Back when I was reading every book I could find on writing I pulled Jacques Barzun’s On Writing, Editing, and Publishing: Essays Explicative and Hortatory (2d ed; Chicago: University of Chicago Press, 1986) off the shelf of one of the secondhand bookstores in Vancouver I used to frequent on a regular basis. It was probably Baquey, but it might’ve been the ABC Book and Comic Emporium or one of the Pulp Fiction stores or Kestrel or Hermit (the one that used to be next to Moderne Burger but was destroyed by the fire) or some other shop. I don’t remember, but I do remember it was 2007 because when I turned to the copyright page (out of habit), I remember wondering whether Barzun, Jacques, 1907– could still be alive.
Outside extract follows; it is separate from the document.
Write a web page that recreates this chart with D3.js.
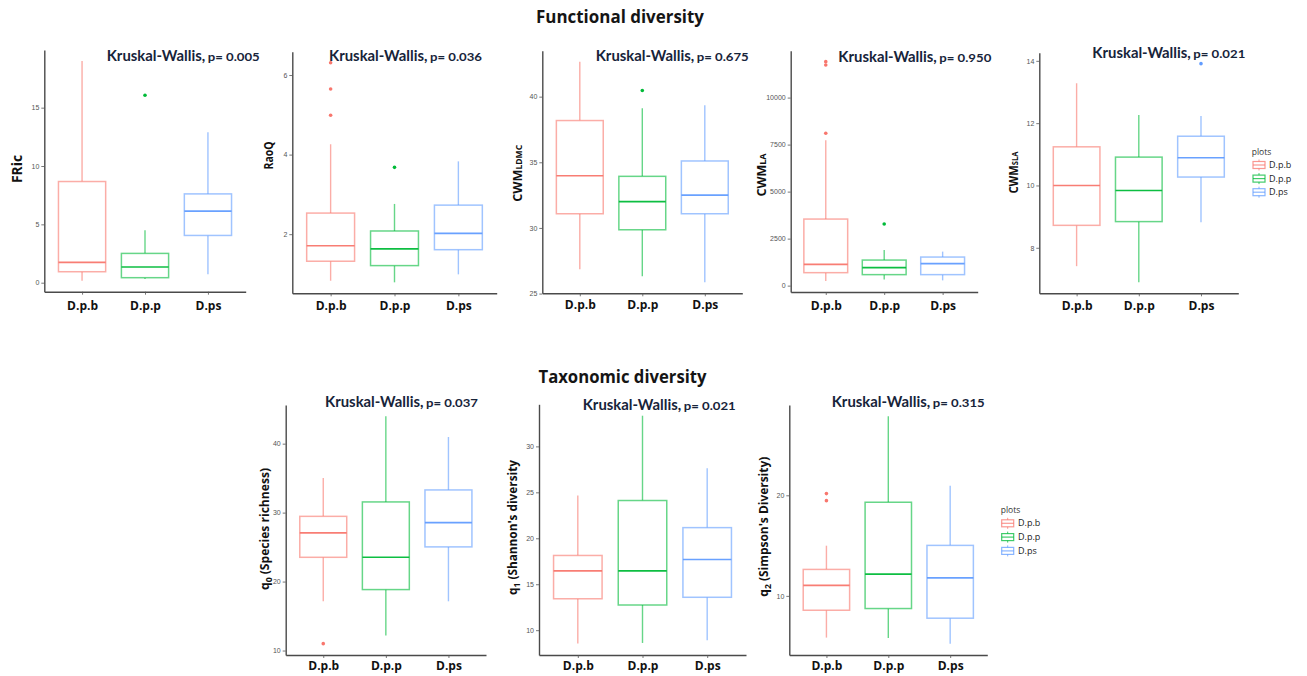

I bought the slim paperback volume for $6.95 + tax. (The price is still in pencil on the title page.) The one essay from the collection that I re-read constantly is “A Writer’s Discipline” (pp. 5–17), which I’ve scanned and uploaded because it’s that good, and because sharing is caring.
There’s a place in it where he validates my (former) obsession with writer’s craft books:
Writers young or old who take an interest in the bare processes of their art (as painters more frequently do) would be well advised to read at large in the considerable literature of exhortation and confession about writing. Nine-tenths of it is pedantic or platitudinous, but the other tenth is often amusing and likely to contain particles of illuminating truth, especially if written by a practicing writer.
That bit in my copy is highlighted, twice. First in standard yellow by someone who owned it before me, then in blue.
Barzun is still alive, btw: 104 and still ticking, still writing away.